From the beginning, with its introduction to the two-slit experiment, Deutsch firmly avoids the usual Copenhagen-inspired descriptions, instead brazenly arguing that the results can support no other interpretation than the many-worlds. The descriptions of Popper's epistemology and Dawkins' selfish-gene evolution are less revolutionary, but integrate nicely. Applying a computational perspective on physical reality (or a physical perspective on computation!) is not unique to Deutsch, but making such far-ranging connections to epistemology and evolution is, as far as I know.
To balance the critique, arguing from virtual reality seem a bit hypish (to coin a word); although one may suppose that Gedankenexperimenten should keep up with current concepts and technologies.

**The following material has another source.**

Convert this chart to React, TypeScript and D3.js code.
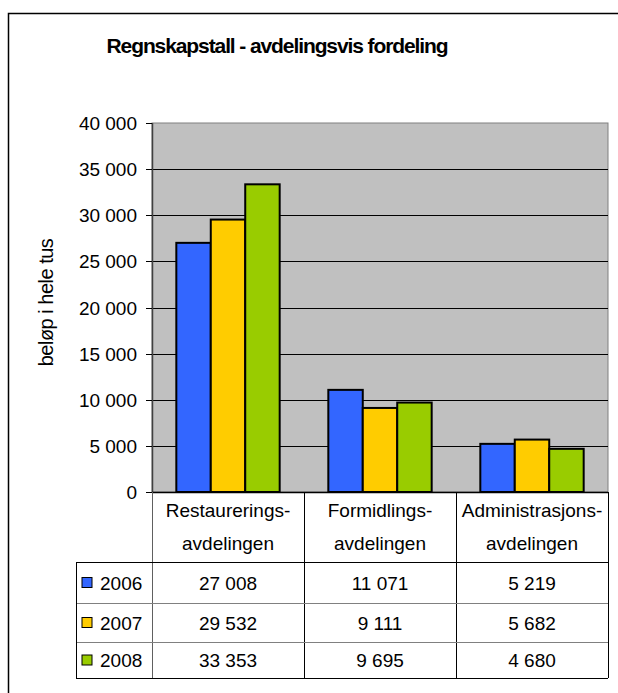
import React from "react";
import * as d3 from "d3";

const categories = [["Restaurerings-", "avdelingen"], ["Formidlings-", "avdelingen"], ["Administrasjons-", "avdelingen"]];
const years = ["2006", "2007", "2008"];
const values2006 = [27008, 11071, 5219];
const values2007 = [29532, 9111, 5682];
const values2008 = [33353, 9695, 4680];
const colors = ["#3366FF", "#FFCC00", "#99CC00"];
const yTicks = [0, 5000, 10000, 15000, 20000, 25000, 30000, 35000, 40000];
const title = "Regnskapstall - avdelingsvis fordeling";
const yLabel = "beløp i hele tus";

const fmt = (v: number) => {
  const s = String(v);
  return s.length > 3 ? s.slice(0, s.length - 3) + " " + s.slice(s.length - 3) : s;
};

export default function App() {
  const series = [values2006, values2007, values2008];
  const left = 152, right = 608, top = 123, bottom = 492;
  const y = d3.scaleLinear().domain([0, 40000]).range([bottom, top]);
  const x0 = d3.scaleBand().domain(categories.map((_, i) => String(i))).range([left, right]).paddingInner(0).paddingOuter(0);
  const bw = x0.bandwidth();
  const groupW = bw * 0.68;
  const x1 = d3.scaleBand().domain(years).range([0, groupW]);
  const font = "'Liberation Sans', Arial, sans-serif";
  const tableLeft = 76, headerBottom = 562, rowTops = [562, 603, 642], tableBottom = 678;
  const fs = 19;

  return (
    <svg width={618} height={693} style={{ position: "absolute", left: 0, top: 0 }} fontFamily={font}>
      <rect x={0} y={0} width={618} height={693} fill="#fff" />
      <rect x={8.5} y={13.5} width={640} height={700} fill="none" stroke="#000" strokeWidth={1.5} />
      <text x={277} y={53} textAnchor="middle" fontSize={21} fontWeight="bold" letterSpacing={-1.1}>{title}</text>
      {/* plot area */}
      <rect x={left} y={top} width={right - left} height={bottom - top} fill="#C0C0C0" stroke="#808080" strokeWidth={1} />
      {yTicks.filter(t => t > 0 && t < 40000).map(t => (
        <line key={t} x1={left} x2={right} y1={Math.round(y(t)) + 0.5} y2={Math.round(y(t)) + 0.5} stroke="#000" strokeWidth={1} />
      ))}
      {/* bars */}
      {categories.map((_, ci) => (
        <g key={ci} transform={`translate(${(x0(String(ci)) as number) + (bw - groupW) / 2},0)`}>
          {years.map((yr, si) => (
            <rect key={yr} x={x1(yr)} y={y(series[si][ci])} width={x1.bandwidth()} height={bottom - y(series[si][ci])}
              fill={colors[si]} stroke="#000" strokeWidth={2} />
          ))}
        </g>
      ))}
      {/* y axis */}
      <line x1={left + 0.5} x2={left + 0.5} y1={top} y2={bottom} stroke="#404040" strokeWidth={1.5} />
      {yTicks.map(t => (
        <g key={t}>
          <line x1={left - 6} x2={left} y1={Math.round(y(t)) + 0.5} y2={Math.round(y(t)) + 0.5} stroke="#000" />
          <text x={left - 15} y={y(t) + 7} textAnchor="end" fontSize={fs}>{fmt(t)}</text>
        </g>
      ))}
      <line x1={left} x2={right} y1={bottom + 0.5} y2={bottom + 0.5} stroke="#000" strokeWidth={1.5} />
      <text transform={`translate(53,${(top + bottom) / 2 - 5}) rotate(-90)`} textAnchor="middle" fontSize={20} letterSpacing={-0.5}>{yLabel}</text>
      {/* table */}
      {categories.map((c, ci) => {
        const cx = (x0(String(ci)) as number) + bw / 2;
        return (
          <g key={ci}>
            <text x={cx} y={517} textAnchor="middle" fontSize={fs}>{c[0]}</text>
            <text x={cx} y={550} textAnchor="middle" fontSize={fs}>{c[1]}</text>
            {series.map((s, si) => (
              <text key={si} x={cx} y={(si < 2 ? (rowTops[si] + rowTops[si + 1]) / 2 : (rowTops[2] + tableBottom) / 2) + 7}
                textAnchor="middle" fontSize={fs}>{fmt(s[ci])}</text>
            ))}
          </g>
        );
      })}
      {/* vertical dividers */}
      {[0, 1, 2, 3].map(i => {
        const xx = Math.round(left + i * bw) + 0.5;
        return <line key={i} x1={xx} x2={xx} y1={bottom} y2={tableBottom} stroke={i === 0 ? "#606060" : "#000"} strokeWidth={1} />;
      })}
      <line x1={tableLeft} x2={right} y1={headerBottom + 0.5} y2={headerBottom + 0.5} stroke="#000" />
      <line x1={tableLeft} x2={right} y1={rowTops[1] + 0.5} y2={rowTops[1] + 0.5} stroke="#808080" />
      <line x1={tableLeft} x2={right} y1={rowTops[2] + 0.5} y2={rowTops[2] + 0.5} stroke="#808080" />
      <line x1={tableLeft} x2={right} y1={tableBottom + 0.5} y2={tableBottom + 0.5} stroke="#000" />
      <line x1={tableLeft + 0.5} x2={tableLeft + 0.5} y1={headerBottom} y2={tableBottom} stroke="#000" />
      {years.map((yr, si) => {
        const cy = si < 2 ? (rowTops[si] + rowTops[si + 1]) / 2 : (rowTops[2] + tableBottom) / 2;
        return (
          <g key={yr}>
            <rect x={82} y={cy - 5} width={10} height={10} fill={colors[si]} stroke="#000" strokeWidth={1} />
            <text x={100} y={cy + 7} fontSize={fs}>{yr}</text>
          </g>
        );
      })}
    </svg>
  );
}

Some of the conclusions could have benefited from more discussion and analysis (what makes parallel universes different from temporally sequential ones? what unifies them? is there a problem of induction here?).
This is not a book one finishes in one sitting; neither is it one to be read only once. I do not think that one needs be familiar with QM, epistemology, computation or evolution even at a pop-science level to enjoy reading this book; but knowing the Copenhagen interpretation should certainly make you sit up straight and pay attention -- otherwise, you may simply be convinced that Deutsch's explanation is the only one possible!